One cup of canned chickpeas, for instance, provides 1.1 milligrams of vitamin B6, while three ounces of roasted chicken breast supplies 0.5 milligrams.
Most dietary supplements also tend to contain more than what you need in a day — for some B6 supplements on the market, for example, it can be about 20 to 200 times as much. Taking such high doses of B6 supplements probably won’t cause any negative side effects in the short term, Dr. Tucker said, but the National Institutes of Health recommends that adults take no more than 100 milligrams per day. Taking much more than that, about 1,000 milligrams or more each day for long periods of time, could cause weakness, numbness and pain in the hands and feet; loss of muscle control; and nausea, though most symptoms subside once you stop taking such high doses.
Experts say that if you’re concerned you’re not getting enough vitamin B6 in your diet, ask your doctor for a blood test.
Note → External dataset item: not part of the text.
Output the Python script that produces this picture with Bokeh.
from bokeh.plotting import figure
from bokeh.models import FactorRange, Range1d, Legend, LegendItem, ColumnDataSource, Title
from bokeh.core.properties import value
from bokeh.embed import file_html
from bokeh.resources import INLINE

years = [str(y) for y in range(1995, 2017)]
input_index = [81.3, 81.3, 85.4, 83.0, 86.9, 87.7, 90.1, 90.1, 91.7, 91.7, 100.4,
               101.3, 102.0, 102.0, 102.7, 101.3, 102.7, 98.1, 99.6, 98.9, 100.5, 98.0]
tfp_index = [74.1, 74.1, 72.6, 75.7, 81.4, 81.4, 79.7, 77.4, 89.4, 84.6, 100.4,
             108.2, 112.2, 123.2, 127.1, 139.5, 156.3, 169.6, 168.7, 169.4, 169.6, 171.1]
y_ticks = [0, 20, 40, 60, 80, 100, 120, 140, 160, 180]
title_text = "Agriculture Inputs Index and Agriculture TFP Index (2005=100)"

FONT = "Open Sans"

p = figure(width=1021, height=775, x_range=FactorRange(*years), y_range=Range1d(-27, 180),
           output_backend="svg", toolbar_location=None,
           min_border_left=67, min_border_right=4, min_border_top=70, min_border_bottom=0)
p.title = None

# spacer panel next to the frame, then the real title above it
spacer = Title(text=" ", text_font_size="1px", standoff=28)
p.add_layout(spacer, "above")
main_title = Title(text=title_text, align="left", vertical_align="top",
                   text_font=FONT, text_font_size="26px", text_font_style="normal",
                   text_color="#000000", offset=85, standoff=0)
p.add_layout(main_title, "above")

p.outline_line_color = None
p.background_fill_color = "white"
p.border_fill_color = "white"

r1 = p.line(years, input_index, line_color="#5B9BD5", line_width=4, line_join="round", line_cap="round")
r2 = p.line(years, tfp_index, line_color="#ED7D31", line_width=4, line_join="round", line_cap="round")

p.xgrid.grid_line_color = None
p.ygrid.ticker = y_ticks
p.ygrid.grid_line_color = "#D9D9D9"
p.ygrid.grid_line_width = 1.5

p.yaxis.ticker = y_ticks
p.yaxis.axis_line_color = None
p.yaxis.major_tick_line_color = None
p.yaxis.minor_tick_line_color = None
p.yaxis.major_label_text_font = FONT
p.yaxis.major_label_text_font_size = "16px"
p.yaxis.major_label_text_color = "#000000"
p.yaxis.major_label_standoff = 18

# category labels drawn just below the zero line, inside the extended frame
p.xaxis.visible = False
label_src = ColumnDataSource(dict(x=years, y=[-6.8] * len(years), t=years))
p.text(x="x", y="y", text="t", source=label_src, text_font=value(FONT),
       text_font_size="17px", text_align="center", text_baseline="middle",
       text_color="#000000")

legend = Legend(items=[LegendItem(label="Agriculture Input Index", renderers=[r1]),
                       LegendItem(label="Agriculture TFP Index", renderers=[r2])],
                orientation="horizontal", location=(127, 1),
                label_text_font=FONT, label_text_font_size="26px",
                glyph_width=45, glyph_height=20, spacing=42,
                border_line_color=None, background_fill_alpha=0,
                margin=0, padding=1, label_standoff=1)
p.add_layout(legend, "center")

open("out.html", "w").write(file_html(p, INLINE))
If you are borderline or mildly deficient, you may have only minor symptoms, or none at all, and no complications. But if the deficiency becomes severe or prolonged, that could lead to more serious conditions, like microcytic anemia, depression, confusion, fatigue and weakened immunity, which can clear up after B6 levels are restored.
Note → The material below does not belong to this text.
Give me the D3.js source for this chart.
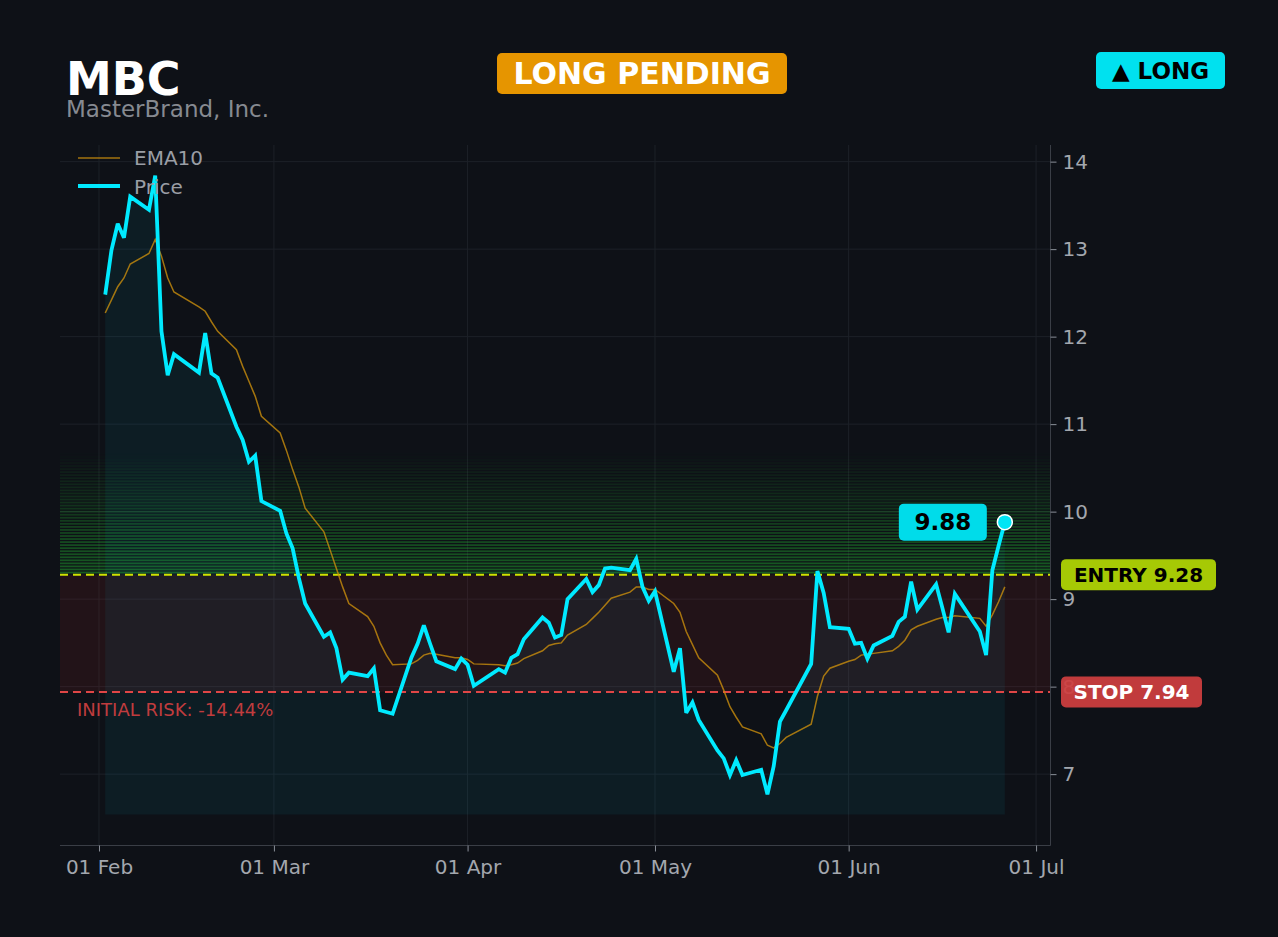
<!DOCTYPE html>
<html>
<head>
<meta charset="utf-8">
<script src="https://cdn.jsdelivr.net/npm/d3@7"></script>
<style>
  html, body { margin: 0; padding: 0; background: #0e1117; }
  svg { display: block; font-family: "DejaVu Sans", sans-serif; }
</style>
</head>
<body>
<div id="chart"></div>
<script>
const WIDTH = 1278;
const HEIGHT = 937;

// trading days, 2026
const dates = [
  "02-02","02-03","02-04","02-05","02-06","02-09","02-10","02-11","02-12","02-13",
  "02-17","02-18","02-19","02-20","02-23","02-24","02-25","02-26","02-27",
  "03-02","03-03","03-04","03-05","03-06","03-09","03-10","03-11","03-12","03-13",
  "03-16","03-17","03-18","03-19","03-20","03-23","03-24","03-25","03-26","03-27","03-30","03-31",
  "04-01","04-02","04-06","04-07","04-08","04-09","04-10","04-13","04-14","04-15","04-16","04-17",
  "04-20","04-21","04-22","04-23","04-24","04-27","04-28","04-29","04-30",
  "05-01","05-04","05-05","05-06","05-07","05-08","05-11","05-12","05-13","05-14","05-15",
  "05-18","05-19","05-20","05-21","05-22","05-26","05-27","05-28","05-29",
  "06-01","06-02","06-03","06-04","06-05","06-08","06-09","06-10","06-11","06-12",
  "06-15","06-16","06-17","06-18","06-22","06-23","06-24","06-25","06-26"
];

const price = [
  12.48,12.99,13.29,13.13,13.60,13.45,13.84,12.06,11.56,11.80,
  11.59,12.04,11.58,11.53,10.97,10.82,10.57,10.64,10.12,
  10.01,9.75,9.58,9.24,8.95,8.57,8.62,8.44,8.08,8.16,
  8.12,8.21,7.73,7.71,7.69,8.33,8.49,8.70,8.49,8.29,8.20,8.32,
  8.25,8.01,8.20,8.16,8.33,8.37,8.54,8.79,8.73,8.56,8.59,9.00,
  9.23,9.08,9.16,9.35,9.36,9.33,9.46,9.14,8.98,
  9.09,8.17,8.44,7.70,7.82,7.62,7.27,7.18,6.99,7.16,6.99,
  7.05,6.77,7.09,7.60,7.73,8.26,9.32,9.07,8.68,
  8.66,8.49,8.50,8.32,8.47,8.58,8.74,8.80,9.20,8.88,
  9.17,8.90,8.62,9.06,8.63,8.36,9.33,9.61,9.88
];

const ema10 = [
  12.27,12.42,12.57,12.67,12.83,12.95,13.11,12.92,12.67,12.51,
  12.34,12.29,12.17,12.06,11.85,11.66,11.49,11.32,11.09,
  10.90,10.70,10.48,10.28,10.04,9.77,9.56,9.35,9.14,8.95,
  8.80,8.69,8.50,8.36,8.25,8.26,8.30,8.36,8.38,8.37,8.33,8.33,
  8.31,8.26,8.25,8.24,8.25,8.27,8.32,8.41,8.47,8.49,8.50,8.59,
  8.71,8.78,8.85,8.93,9.01,9.08,9.14,9.14,9.11,
  9.11,8.95,8.85,8.63,8.48,8.33,8.13,7.96,7.77,7.65,7.54,
  7.46,7.33,7.30,7.35,7.42,7.57,7.89,8.12,8.21,
  8.29,8.31,8.36,8.37,8.38,8.41,8.46,8.53,8.65,8.69,
  8.77,8.79,8.79,8.81,8.78,8.69,8.82,8.97,9.14
];

const ENTRY = 9.28;
const STOP = 7.94;
const TARGET_ZONE_TOP = 10.67;
const AREA_BASE = 6.54;
const yTicks = [7, 8, 9, 10, 11, 12, 13, 14];
const xTicks = ["02-01", "03-01", "04-01", "05-01", "06-01", "07-01"];

const parse = s => new Date("2026-" + s + "T00:00:00Z");
const rows = dates.map((d, i) => ({ date: parse(d), price: price[i], ema: ema10[i] }));

const M = { left: 60, right: 1050, top: 145, bottom: 845 };

const x = d3.scaleUtc()
  .domain([new Date(Date.UTC(2026, 0, 25, 18, 14)), new Date(Date.UTC(2026, 6, 3, 5, 30))])
  .range([M.left, M.right]);
const y = d3.scaleLinear().domain([6.19, 14.19]).range([M.bottom, M.top]);

const svg = d3.select("#chart").append("svg")
  .attr("width", WIDTH).attr("height", HEIGHT);

svg.append("rect").attr("width", WIDTH).attr("height", HEIGHT).attr("fill", "#0e1117");

svg.append("clipPath").attr("id", "plot")
  .append("rect").attr("x", M.left).attr("y", M.top)
  .attr("width", M.right - M.left).attr("height", M.bottom - M.top);

const plot = svg.append("g").attr("clip-path", "url(#plot)");

// grid
plot.selectAll(".hgrid").data(yTicks).enter().append("line")
  .attr("x1", M.left).attr("x2", M.right)
  .attr("y1", d => y(d)).attr("y2", d => y(d))
  .attr("stroke", "#1d2128").attr("stroke-width", 1);
plot.selectAll(".vgrid").data(xTicks).enter().append("line")
  .attr("y1", M.top).attr("y2", M.bottom)
  .attr("x1", d => x(parse(d))).attr("x2", d => x(parse(d)))
  .attr("stroke", "#1d2128").attr("stroke-width", 1);

// green target gradient (striped)
const N_STRIPES = 40;
const step = (TARGET_ZONE_TOP - ENTRY) / N_STRIPES;
const stripes = d3.range(N_STRIPES);
plot.selectAll(".stripe").data(stripes).enter().append("rect")
  .attr("x", M.left).attr("width", M.right - M.left)
  .attr("y", i => y(ENTRY + (i + 1) * step))
  .attr("height", i => (y(ENTRY + i * step) - y(ENTRY + (i + 1) * step)) * 0.6)
  .attr("fill", "#25c433")
  .attr("opacity", i => 0.42 * (1 - i / N_STRIPES));

// red risk zone
plot.append("rect")
  .attr("x", M.left).attr("width", M.right - M.left)
  .attr("y", y(ENTRY)).attr("height", y(STOP) - y(ENTRY))
  .attr("fill", "#dc2828").attr("opacity", 0.1);

// area under price
const area = d3.area()
  .x(d => x(d.date)).y0(y(AREA_BASE)).y1(d => y(d.price));
plot.append("path").datum(rows)
  .attr("d", area).attr("fill", "#00e5ff").attr("opacity", 0.06);

// entry / stop lines
plot.append("line")
  .attr("x1", M.left).attr("x2", M.right)
  .attr("y1", y(ENTRY)).attr("y2", y(ENTRY))
  .attr("stroke", "#cfe300").attr("stroke-width", 2).attr("stroke-dasharray", "8,5");
plot.append("line")
  .attr("x1", M.left).attr("x2", M.right)
  .attr("y1", y(STOP)).attr("y2", y(STOP))
  .attr("stroke", "#e04646").attr("stroke-width", 2).attr("stroke-dasharray", "8,5");

// EMA and price lines
plot.append("path").datum(rows)
  .attr("d", d3.line().x(d => x(d.date)).y(d => y(d.ema)))
  .attr("fill", "none").attr("stroke", "#c98d0c").attr("stroke-opacity", 0.8)
  .attr("stroke-width", 1.5);
plot.append("path").datum(rows)
  .attr("d", d3.line().x(d => x(d.date)).y(d => y(d.price)))
  .attr("fill", "none").attr("stroke", "#00eaff").attr("stroke-width", 3.8)
  .attr("stroke-linejoin", "miter").attr("stroke-miterlimit", 3);

// spines
svg.append("line").attr("x1", M.left).attr("x2", M.right + 0.5)
  .attr("y1", M.bottom + 0.5).attr("y2", M.bottom + 0.5).attr("stroke", "#3a3e46");
svg.append("line").attr("x1", M.right + 0.5).attr("x2", M.right + 0.5)
  .attr("y1", M.top).attr("y2", M.bottom + 0.5).attr("stroke", "#3a3e46");

// axes
const yAxis = d3.axisRight(y).tickValues(yTicks).tickSize(6).tickPadding(6).tickFormat(d3.format("d"));
const gy = svg.append("g").attr("transform", `translate(${M.right + 0.5},0)`).call(yAxis);
const xAxis = d3.axisBottom(x).tickValues(xTicks.map(parse)).tickSize(6).tickPadding(8)
  .tickFormat(d3.utcFormat("%d %b"));
const gx = svg.append("g").attr("transform", `translate(0,${M.bottom + 0.5})`).call(xAxis);
[gx, gy].forEach(g => {
  g.select(".domain").remove();
  g.selectAll(".tick line").attr("stroke", "#8a8f98");
  g.selectAll(".tick text").attr("fill", "#a3a7ae")
    .style("font-family", "DejaVu Sans").style("font-size", "20px");
});

// title
svg.append("text").attr("x", 66).attr("y", 95).text("MBC")
  .attr("fill", "#ffffff").style("font-size", "46px").style("font-weight", "bold");
svg.append("text").attr("x", 66).attr("y", 117).text("MasterBrand, Inc.")
  .attr("fill", "#868a91").style("font-size", "23px");

// badge helper
const badge = (cx, cy, w, h, fill, label, color, size, opacity) => {
  const g = svg.append("g");
  g.append("rect").attr("x", cx - w / 2).attr("y", cy - h / 2)
    .attr("width", w).attr("height", h).attr("rx", 5)
    .attr("fill", fill).attr("opacity", opacity || 1);
  g.append("text").attr("x", cx).attr("y", cy).text(label)
    .attr("text-anchor", "middle").attr("dominant-baseline", "central")
    .attr("fill", color).style("font-size", size + "px").style("font-weight", "bold");
  return g;
};

badge(642, 73.5, 290, 41, "#e69500", "LONG PENDING", "#ffffff", 30);
badge(1160.5, 70.5, 129, 37, "#00e1ef", "▲ LONG", "#000000", 23);

// legend
svg.append("line").attr("x1", 78).attr("x2", 120).attr("y1", 158).attr("y2", 158)
  .attr("stroke", "#c98d0c").attr("stroke-opacity", 0.8).attr("stroke-width", 1.5);
svg.append("text").attr("x", 134).attr("y", 165).text("EMA10")
  .attr("fill", "#9a9ea5").style("font-size", "20px");
svg.append("line").attr("x1", 78).attr("x2", 120).attr("y1", 186).attr("y2", 186)
  .attr("stroke", "#00eaff").attr("stroke-width", 3.8);
svg.append("text").attr("x", 134).attr("y", 194).text("Price")
  .attr("fill", "#9a9ea5").style("font-size", "20px");

// risk text
svg.append("text").attr("x", 77).attr("y", 716).text("INITIAL RISK: -14.44%")
  .attr("fill", "#c03c3e").style("font-size", "18px");

// entry / stop labels on the right
badge(1138.5, y(ENTRY), 155, 31, "#a6c905", "ENTRY 9.28", "#000000", 20);
badge(1131.5, y(STOP), 141, 31, "#cf3e3f", "STOP 7.94", "#ffffff", 20, 0.93);

// last price marker and label
const last = rows[rows.length - 1];
svg.append("circle").attr("cx", x(last.date)).attr("cy", y(last.price)).attr("r", 7.5)
  .attr("fill", "#00e5f5").attr("stroke", "#ffffff").attr("stroke-width", 1.5);
badge(x(last.date) - 62, y(last.price), 88, 37, "#00dcea", d3.format(".2f")(last.price), "#000000", 23);
</script>
</body>
</html>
Certain medications or lifestyle habits may also contribute to a B6 deficiency. “The diabetes medication metformin, some hypertension medications, certainly alcohol, tend to cause loss of B6 in the body so that you end up retaining less B6 than you need,” Dr. Tucker said. Heavy drinkers, smokers and those who are taking certain medications should be much more mindful of their B6 levels, she added. People with kidney or malabsorption syndromes like chronic kidney disease, celiac disease, ulcerative colitis or Crohn’s disease may also be prone to B6 deficiency.
Keep in mind that those who are deficient in B6 also tend to be deficient in other B vitamins, Dr. Tucker said, so if you need to supplement your diet, you may be better served by taking a B-complex supplement, which usually contains all eight of the B vitamins in one dose.
But if you’re not deficient, Dr. Tucker added, you probably don’t need to take a supplement.
“I would always endorse a food-first approach,” Ms. Eastwood agreed. “If you are perhaps feeling more fatigued, you don’t feel quite yourself, and you’re aware that you maybe don’t eat a lot of food that contains B6,” then that might indicate you need to turn to more B6-rich foods.